**Task:**
Retype, word for word, the lines between the ones holding "Output the Python" and "from matplotlib.ticker import", inclusive; pictures stay out of the copy.
## begin Supplied data
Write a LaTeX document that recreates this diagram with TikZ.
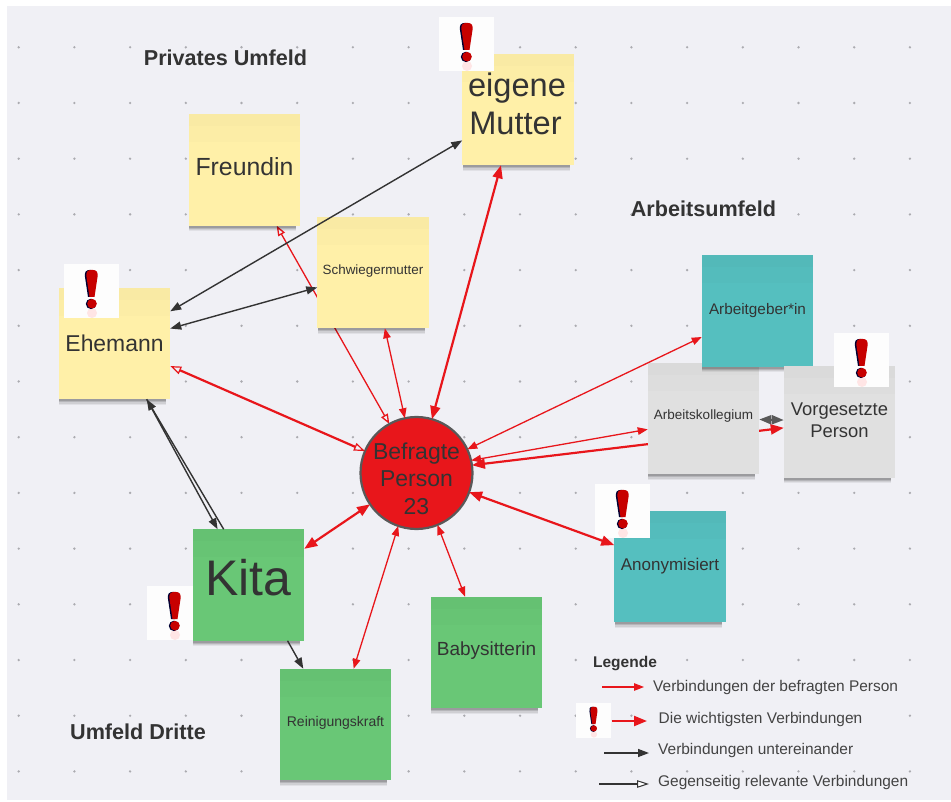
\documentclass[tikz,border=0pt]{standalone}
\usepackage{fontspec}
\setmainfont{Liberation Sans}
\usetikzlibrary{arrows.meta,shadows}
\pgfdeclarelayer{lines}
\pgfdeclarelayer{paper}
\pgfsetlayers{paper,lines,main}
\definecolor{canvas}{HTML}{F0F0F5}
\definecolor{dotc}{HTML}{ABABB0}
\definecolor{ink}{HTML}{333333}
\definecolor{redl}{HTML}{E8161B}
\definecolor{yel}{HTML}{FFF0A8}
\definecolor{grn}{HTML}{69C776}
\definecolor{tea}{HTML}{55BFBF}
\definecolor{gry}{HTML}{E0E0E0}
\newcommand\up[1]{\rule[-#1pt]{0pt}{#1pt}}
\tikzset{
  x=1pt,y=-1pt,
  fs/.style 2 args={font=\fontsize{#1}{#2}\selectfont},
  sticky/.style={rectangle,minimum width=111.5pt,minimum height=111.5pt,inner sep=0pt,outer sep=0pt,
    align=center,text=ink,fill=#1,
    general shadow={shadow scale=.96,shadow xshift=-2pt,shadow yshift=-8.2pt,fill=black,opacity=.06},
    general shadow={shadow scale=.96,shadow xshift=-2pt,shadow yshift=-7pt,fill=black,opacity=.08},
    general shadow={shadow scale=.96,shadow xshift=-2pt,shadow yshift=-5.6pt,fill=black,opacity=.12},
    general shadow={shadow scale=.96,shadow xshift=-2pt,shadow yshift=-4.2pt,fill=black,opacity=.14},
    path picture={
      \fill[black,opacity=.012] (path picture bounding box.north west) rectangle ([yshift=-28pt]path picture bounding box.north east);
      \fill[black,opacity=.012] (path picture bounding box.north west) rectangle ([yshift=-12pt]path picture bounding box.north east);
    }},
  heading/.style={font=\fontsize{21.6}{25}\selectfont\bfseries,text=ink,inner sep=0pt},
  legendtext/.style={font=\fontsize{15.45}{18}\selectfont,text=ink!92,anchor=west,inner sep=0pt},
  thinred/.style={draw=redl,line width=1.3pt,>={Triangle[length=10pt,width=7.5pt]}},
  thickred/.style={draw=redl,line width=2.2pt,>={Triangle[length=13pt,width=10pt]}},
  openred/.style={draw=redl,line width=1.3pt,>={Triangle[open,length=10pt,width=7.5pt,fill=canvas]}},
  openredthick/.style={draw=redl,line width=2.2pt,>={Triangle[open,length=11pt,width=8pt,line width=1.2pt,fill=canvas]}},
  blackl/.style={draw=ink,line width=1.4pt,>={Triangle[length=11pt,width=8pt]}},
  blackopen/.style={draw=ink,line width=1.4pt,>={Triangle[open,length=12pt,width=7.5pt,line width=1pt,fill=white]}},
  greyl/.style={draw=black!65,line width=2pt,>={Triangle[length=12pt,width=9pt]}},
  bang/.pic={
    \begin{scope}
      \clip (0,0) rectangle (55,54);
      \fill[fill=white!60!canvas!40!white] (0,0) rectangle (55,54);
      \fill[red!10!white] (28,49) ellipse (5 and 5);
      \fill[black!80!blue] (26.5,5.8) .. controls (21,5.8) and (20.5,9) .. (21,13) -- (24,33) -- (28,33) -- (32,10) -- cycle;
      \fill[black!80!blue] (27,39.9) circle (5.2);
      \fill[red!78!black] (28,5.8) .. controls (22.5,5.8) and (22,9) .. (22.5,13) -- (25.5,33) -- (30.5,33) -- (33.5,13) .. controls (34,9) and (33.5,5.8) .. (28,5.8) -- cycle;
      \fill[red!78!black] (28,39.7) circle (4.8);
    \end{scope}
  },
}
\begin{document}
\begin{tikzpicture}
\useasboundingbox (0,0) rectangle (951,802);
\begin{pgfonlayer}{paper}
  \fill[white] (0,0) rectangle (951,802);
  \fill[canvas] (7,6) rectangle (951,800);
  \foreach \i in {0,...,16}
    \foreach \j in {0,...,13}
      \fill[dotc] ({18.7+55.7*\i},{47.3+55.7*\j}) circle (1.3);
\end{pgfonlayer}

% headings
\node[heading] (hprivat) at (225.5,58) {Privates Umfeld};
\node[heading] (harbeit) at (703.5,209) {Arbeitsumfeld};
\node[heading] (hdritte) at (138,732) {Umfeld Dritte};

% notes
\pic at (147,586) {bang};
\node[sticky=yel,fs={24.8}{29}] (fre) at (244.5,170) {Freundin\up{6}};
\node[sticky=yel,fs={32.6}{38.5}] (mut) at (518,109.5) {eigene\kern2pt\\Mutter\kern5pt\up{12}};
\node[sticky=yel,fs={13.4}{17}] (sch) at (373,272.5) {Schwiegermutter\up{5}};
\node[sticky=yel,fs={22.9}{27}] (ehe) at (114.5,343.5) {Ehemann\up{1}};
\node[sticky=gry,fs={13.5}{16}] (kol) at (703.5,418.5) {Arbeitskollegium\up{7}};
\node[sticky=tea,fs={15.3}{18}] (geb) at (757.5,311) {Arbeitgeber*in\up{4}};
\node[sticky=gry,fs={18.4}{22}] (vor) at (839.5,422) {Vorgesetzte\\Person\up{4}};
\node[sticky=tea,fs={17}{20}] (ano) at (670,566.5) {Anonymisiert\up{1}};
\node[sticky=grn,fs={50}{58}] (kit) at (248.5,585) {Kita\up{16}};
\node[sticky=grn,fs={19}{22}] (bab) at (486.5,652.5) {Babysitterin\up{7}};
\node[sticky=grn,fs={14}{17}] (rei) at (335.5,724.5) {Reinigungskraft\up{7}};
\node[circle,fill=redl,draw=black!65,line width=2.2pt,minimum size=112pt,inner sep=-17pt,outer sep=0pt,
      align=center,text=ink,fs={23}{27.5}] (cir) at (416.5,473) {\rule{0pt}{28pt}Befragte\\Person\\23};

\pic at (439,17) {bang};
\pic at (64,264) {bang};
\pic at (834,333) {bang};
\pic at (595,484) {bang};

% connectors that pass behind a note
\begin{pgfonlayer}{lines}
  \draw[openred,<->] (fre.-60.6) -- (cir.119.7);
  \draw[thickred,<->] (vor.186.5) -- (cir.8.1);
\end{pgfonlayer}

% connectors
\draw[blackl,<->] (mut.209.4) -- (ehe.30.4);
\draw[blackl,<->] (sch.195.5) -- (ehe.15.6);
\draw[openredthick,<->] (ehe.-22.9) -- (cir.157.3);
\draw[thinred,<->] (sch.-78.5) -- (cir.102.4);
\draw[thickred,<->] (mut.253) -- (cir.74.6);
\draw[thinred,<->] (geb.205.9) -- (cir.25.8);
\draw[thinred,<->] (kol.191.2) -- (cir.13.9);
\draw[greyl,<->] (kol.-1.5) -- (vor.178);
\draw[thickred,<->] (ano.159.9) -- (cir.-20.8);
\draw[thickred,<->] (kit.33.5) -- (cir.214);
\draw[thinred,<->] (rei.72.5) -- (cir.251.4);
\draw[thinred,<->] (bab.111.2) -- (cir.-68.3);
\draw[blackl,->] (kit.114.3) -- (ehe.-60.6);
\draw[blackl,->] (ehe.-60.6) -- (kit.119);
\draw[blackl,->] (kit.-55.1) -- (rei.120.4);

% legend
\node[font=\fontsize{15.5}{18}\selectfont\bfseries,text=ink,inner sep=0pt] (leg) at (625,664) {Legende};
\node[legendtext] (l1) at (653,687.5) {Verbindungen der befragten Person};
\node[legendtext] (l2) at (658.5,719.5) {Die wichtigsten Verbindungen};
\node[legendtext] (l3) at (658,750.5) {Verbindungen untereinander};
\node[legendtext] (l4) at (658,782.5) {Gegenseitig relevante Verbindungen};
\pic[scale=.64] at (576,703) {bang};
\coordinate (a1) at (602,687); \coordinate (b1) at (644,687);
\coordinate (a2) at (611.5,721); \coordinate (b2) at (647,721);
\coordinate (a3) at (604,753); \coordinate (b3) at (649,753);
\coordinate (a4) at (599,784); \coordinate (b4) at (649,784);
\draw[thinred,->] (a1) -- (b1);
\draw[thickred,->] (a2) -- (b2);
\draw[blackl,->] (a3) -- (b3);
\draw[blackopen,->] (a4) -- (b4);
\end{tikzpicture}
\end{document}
## end Supplied data
## begin Supplied data
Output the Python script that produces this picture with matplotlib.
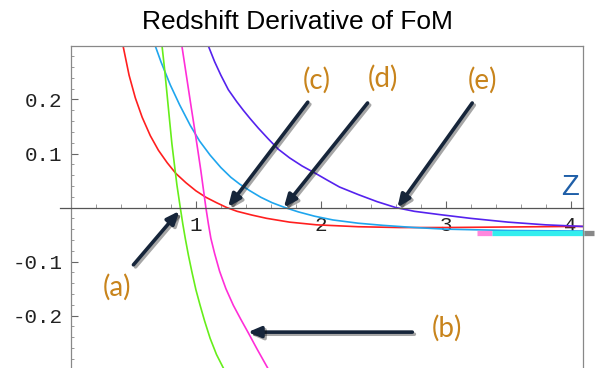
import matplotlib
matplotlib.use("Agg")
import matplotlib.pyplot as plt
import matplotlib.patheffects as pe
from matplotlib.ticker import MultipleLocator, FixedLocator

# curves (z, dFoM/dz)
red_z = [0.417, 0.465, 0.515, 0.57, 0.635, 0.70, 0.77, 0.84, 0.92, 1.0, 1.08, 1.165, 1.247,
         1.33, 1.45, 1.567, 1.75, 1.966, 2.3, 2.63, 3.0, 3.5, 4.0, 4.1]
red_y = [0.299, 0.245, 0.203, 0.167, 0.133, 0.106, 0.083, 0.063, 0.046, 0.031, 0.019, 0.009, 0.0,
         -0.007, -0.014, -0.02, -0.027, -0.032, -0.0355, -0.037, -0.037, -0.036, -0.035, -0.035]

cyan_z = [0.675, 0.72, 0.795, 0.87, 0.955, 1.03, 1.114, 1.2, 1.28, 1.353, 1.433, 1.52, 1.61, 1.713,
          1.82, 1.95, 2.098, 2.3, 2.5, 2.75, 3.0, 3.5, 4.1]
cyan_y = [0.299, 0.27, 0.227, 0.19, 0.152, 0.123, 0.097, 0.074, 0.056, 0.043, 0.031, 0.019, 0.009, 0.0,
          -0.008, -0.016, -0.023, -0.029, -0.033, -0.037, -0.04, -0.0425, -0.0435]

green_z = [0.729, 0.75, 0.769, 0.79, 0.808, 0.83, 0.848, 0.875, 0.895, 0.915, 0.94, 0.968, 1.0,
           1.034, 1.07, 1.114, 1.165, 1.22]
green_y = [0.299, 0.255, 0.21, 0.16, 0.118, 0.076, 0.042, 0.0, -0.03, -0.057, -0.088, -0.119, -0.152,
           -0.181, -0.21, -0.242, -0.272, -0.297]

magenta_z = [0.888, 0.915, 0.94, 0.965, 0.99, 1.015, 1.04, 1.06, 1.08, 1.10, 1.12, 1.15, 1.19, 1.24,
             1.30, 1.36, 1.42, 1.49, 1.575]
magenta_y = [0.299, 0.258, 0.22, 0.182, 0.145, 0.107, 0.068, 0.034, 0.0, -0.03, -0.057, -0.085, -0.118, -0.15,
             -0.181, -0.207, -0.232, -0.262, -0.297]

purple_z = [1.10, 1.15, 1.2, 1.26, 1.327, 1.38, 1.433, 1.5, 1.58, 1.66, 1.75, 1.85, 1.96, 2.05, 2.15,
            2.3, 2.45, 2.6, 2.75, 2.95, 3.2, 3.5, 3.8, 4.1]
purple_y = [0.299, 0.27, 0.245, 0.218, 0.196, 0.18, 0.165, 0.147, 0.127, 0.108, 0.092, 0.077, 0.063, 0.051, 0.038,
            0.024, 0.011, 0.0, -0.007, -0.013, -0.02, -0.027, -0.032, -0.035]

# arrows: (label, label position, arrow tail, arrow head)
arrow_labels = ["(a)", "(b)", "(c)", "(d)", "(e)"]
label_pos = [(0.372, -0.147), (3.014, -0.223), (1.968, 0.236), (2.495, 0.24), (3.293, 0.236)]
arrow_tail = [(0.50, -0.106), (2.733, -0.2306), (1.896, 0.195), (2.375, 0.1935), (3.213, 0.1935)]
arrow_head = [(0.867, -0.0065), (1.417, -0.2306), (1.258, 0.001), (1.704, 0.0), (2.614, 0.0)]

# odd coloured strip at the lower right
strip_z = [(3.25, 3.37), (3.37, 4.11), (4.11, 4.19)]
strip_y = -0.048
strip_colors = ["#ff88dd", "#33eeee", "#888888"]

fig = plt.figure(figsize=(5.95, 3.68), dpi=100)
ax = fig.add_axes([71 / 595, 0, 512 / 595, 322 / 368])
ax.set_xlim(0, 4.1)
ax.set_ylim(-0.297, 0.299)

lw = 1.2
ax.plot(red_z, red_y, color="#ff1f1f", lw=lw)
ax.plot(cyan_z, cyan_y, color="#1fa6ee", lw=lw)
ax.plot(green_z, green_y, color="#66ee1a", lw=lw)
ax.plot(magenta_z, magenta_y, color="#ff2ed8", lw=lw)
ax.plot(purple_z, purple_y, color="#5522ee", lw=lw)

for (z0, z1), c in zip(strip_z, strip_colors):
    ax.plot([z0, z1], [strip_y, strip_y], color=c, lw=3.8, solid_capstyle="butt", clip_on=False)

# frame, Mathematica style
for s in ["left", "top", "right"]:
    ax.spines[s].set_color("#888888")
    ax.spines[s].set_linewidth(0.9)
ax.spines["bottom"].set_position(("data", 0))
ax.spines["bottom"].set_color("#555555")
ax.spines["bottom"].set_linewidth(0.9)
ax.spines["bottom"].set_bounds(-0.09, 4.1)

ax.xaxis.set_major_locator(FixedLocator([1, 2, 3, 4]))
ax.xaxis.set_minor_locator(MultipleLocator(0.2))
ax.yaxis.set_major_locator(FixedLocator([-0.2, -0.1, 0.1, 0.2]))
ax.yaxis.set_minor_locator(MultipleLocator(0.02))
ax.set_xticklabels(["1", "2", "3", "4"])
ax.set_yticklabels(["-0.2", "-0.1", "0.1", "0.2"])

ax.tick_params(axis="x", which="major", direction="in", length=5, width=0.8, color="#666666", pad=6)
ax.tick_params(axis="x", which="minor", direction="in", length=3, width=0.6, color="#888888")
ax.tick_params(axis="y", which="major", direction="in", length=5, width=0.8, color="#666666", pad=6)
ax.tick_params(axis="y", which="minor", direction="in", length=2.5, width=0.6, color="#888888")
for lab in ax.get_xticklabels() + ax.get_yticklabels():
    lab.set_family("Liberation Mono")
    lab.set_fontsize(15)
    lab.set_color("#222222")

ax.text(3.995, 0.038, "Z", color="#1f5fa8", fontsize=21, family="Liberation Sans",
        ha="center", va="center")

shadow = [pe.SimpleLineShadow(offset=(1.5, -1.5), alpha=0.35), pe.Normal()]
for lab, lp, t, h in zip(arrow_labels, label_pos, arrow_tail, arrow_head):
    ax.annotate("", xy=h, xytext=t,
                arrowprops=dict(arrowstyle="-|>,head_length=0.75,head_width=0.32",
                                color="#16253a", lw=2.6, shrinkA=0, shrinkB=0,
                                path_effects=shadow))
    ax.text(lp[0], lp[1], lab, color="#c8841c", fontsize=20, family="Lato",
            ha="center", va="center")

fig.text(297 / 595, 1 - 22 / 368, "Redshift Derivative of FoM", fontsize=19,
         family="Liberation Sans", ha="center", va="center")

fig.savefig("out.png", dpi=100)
## end Supplied data
**Result of the exercise:**
Output the Python script that produces this picture with matplotlib.
import matplotlib
matplotlib.use("Agg")
import matplotlib.pyplot as plt
import matplotlib.patheffects as pe
from matplotlib.ticker import MultipleLocator, FixedLocator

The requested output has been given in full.